> Task brief
Your task is to copy the listing exactly, with the pictures left out.

> Available data
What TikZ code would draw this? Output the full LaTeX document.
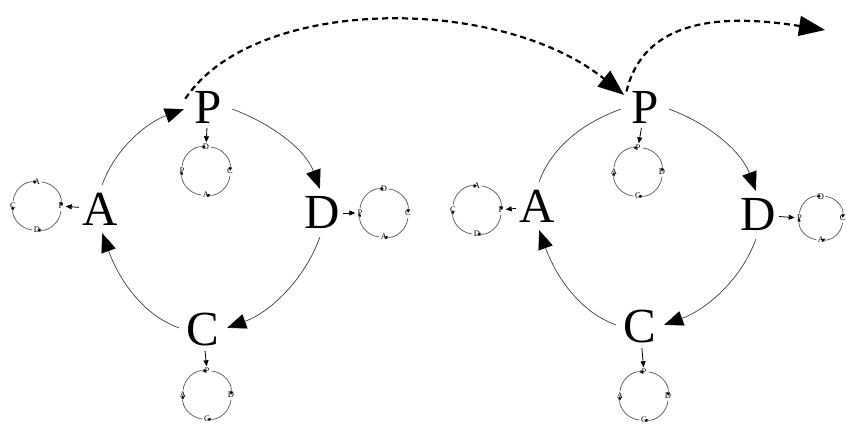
\documentclass[tikz,border=0pt]{standalone}
\usepackage{fontspec}
\setmainfont{Liberation Serif}
\usetikzlibrary{arrows.meta}
\tikzset{
  big/.style={circle, inner sep=0pt, minimum size=48pt, font=\fontsize{49}{49}\selectfont},
  lbl/.style={circle, inner sep=0pt, minimum size=9pt, font=\fontsize{8.5}{8.5}\selectfont},
  bigline/.style={line width=0.7pt, draw=black!75, looseness=0.9},
  bigarc/.style={bigline, -{Triangle[length=19pt,width=15pt,color=black]}},
  smallarc/.style={line width=0.7pt, draw=black!65, -{Triangle[length=3.5pt,width=3pt,color=black]}},
  feed/.style={line width=0.8pt, draw=black, shorten <=-3pt, -{Triangle[length=6pt,width=5pt]}},
  jump/.style={line width=2.2pt, dash pattern=on 6pt off 4pt, -{Triangle[length=26pt,width=20pt]}},
  pics/minicyc/.style n args={4}{code={
    \node[lbl] (-t) at (0,24) {#1};
    \node[lbl] (-r) at (24,0) {#2};
    \node[lbl] (-b) at (0,-24) {#3};
    \node[lbl] (-l) at (-24,0) {#4};
    \draw[smallarc] (-t) to[bend left=45] (-r);
    \draw[smallarc] (-r) to[bend left=45] (-b);
    \draw[smallarc] (-b) to[bend left=45] (-l);
    \draw[smallarc] (-l) to[bend left=45] (-t);
  }}
}
\begin{document}
\begin{tikzpicture}[x=1pt,y=1pt]
\useasboundingbox[fill=white] (0,0) rectangle (847,428);

% left cycle
\node[big] (P1) at (208,321) {P};
\node[big] (D1) at (322,215) {D};
\node[big] (C1) at (203,98) {C};
\node[big] (A1) at (100,219) {A};
\draw[bigarc] (A1.85) to[out=70,in=200] (P1.185);
\draw[bigarc] (P1.-5) to[out=-20,in=110] (D1.95);
\draw[bigarc] (D1.-95) to[out=-110,in=20] (C1.5);
\draw[bigarc] (C1.175) to[out=160,in=290] (A1.-85);

\pic (sa1) at (37,222) {minicyc={A}{P}{D}{C}};
\pic (sp1) at (206,257) {minicyc={D}{C}{A}{P}};
\pic (sd1) at (384,215) {minicyc={D}{C}{A}{P}};
\pic (sc1) at (207,33) {minicyc={P}{D}{C}{A}};
\draw[feed] (A1) -- (sa1-r);
\draw[feed] (P1) -- (sp1-t);
\draw[feed] (D1) -- (sd1-l);
\draw[feed] (C1) -- (sc1-t);

% right cycle
\node[big] (P2) at (645,321) {P};
\node[big] (D2) at (758,213) {D};
\node[big] (C2) at (640,101) {C};
\node[big] (A2) at (537,222) {A};
\draw[bigline] (A2.85) to[out=70,in=200] (P2.185);
\draw[bigarc] (P2.-5) to[out=-20,in=110] (D2.95);
\draw[bigarc] (D2.-95) to[out=-110,in=20] (C2.5);
\draw[bigarc] (C2.175) to[out=160,in=290] (A2.-85);

\pic (sa2) at (477,218) {minicyc={A}{P}{D}{C}};
\pic (sp2) at (638,256) {minicyc={P}{D}{C}{A}};
\pic[scale=0.9] (sd2) at (821,210) {minicyc={D}{C}{A}{P}};
\pic (sc2) at (644,32) {minicyc={P}{D}{C}{A}};
\draw[feed] (A2) -- (sa2-r);
\draw[feed] (P2) -- (sp2-t);
\draw[feed] (D2) -- (sd2-l);
\draw[feed] (C2) -- (sc2-t);

% dashed transitions
\coordinate (next) at (825,398);
\draw[jump] (P1.160) .. controls (255,433) and (500,433) .. (P2.150);
\draw[jump] (P2.140) .. controls (645,413) and (730,413) .. (next);
\end{tikzpicture}
\end{document}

> Output for this task
What TikZ code would draw this? Output the full LaTeX document.
\documentclass[tikz,border=0pt]{standalone}
\usepackage{fontspec}
\setmainfont{Liberation Serif}
\usetikzlibrary{arrows.meta}
\tikzset{
  big/.style={circle, inner sep=0pt, minimum size=48pt, font=\fontsize{49}{49}\selectfont},
  lbl/.style={circle, inner sep=0pt, minimum size=9pt, font=\fontsize{8.5}{8.5}\selectfont},
  bigline/.style={line width=0.7pt, draw=black!75, looseness=0.9},
  bigarc/.style={bigline, -{Triangle[length=19pt,width=15pt,color=black]}},
  smallarc/.style={line width=0.7pt, draw=black!65, -{Triangle[length=3.5pt,width=3pt,color=black]}},
  feed/.style={line width=0.8pt, draw=black, shorten <=-3pt, -{Triangle[length=6pt,width=5pt]}},
  jump/.style={line width=2.2pt, dash pattern=on 6pt off 4pt, -{Triangle[length=26pt,width=20pt]}},
  pics/minicyc/.style n args={4}{code={
    \node[lbl] (-t) at (0,24) {#1};
    \node[lbl] (-r) at (24,0) {#2};
    \node[lbl] (-b) at (0,-24) {#3};
    \node[lbl] (-l) at (-24,0) {#4};
    \draw[smallarc] (-t) to[bend left=45] (-r);
    \draw[smallarc] (-r) to[bend left=45] (-b);
    \draw[smallarc] (-b) to[bend left=45] (-l);
    \draw[smallarc] (-l) to[bend left=45] (-t);
  }}
}
\begin{document}
\begin{tikzpicture}[x=1pt,y=1pt]
\useasboundingbox[fill=white] (0,0) rectangle (847,428);

% left cycle
\node[big] (P1) at (208,321) {P};
\node[big] (D1) at (322,215) {D};
\node[big] (C1) at (203,98) {C};
\node[big] (A1) at (100,219) {A};
\draw[bigarc] (A1.85) to[out=70,in=200] (P1.185);
\draw[bigarc] (P1.-5) to[out=-20,in=110] (D1.95);
\draw[bigarc] (D1.-95) to[out=-110,in=20] (C1.5);
\draw[bigarc] (C1.175) to[out=160,in=290] (A1.-85);

\pic (sa1) at (37,222) {minicyc={A}{P}{D}{C}};
\pic (sp1) at (206,257) {minicyc={D}{C}{A}{P}};
\pic (sd1) at (384,215) {minicyc={D}{C}{A}{P}};
\pic (sc1) at (207,33) {minicyc={P}{D}{C}{A}};
\draw[feed] (A1) -- (sa1-r);
\draw[feed] (P1) -- (sp1-t);
\draw[feed] (D1) -- (sd1-l);
\draw[feed] (C1) -- (sc1-t);

% right cycle
\node[big] (P2) at (645,321) {P};
\node[big] (D2) at (758,213) {D};
\node[big] (C2) at (640,101) {C};
\node[big] (A2) at (537,222) {A};
\draw[bigline] (A2.85) to[out=70,in=200] (P2.185);
\draw[bigarc] (P2.-5) to[out=-20,in=110] (D2.95);
\draw[bigarc] (D2.-95) to[out=-110,in=20] (C2.5);
\draw[bigarc] (C2.175) to[out=160,in=290] (A2.-85);

\pic (sa2) at (477,218) {minicyc={A}{P}{D}{C}};
\pic (sp2) at (638,256) {minicyc={P}{D}{C}{A}};
\pic[scale=0.9] (sd2) at (821,210) {minicyc={D}{C}{A}{P}};
\pic (sc2) at (644,32) {minicyc={P}{D}{C}{A}};
\draw[feed] (A2) -- (sa2-r);
\draw[feed] (P2) -- (sp2-t);
\draw[feed] (D2) -- (sd2-l);
\draw[feed] (C2) -- (sc2-t);

% dashed transitions
\coordinate (next) at (825,398);
\draw[jump] (P1.160) .. controls (255,433) and (500,433) .. (P2.150);
\draw[jump] (P2.140) .. controls (645,413) and (730,413) .. (next);
\end{tikzpicture}
\end{document}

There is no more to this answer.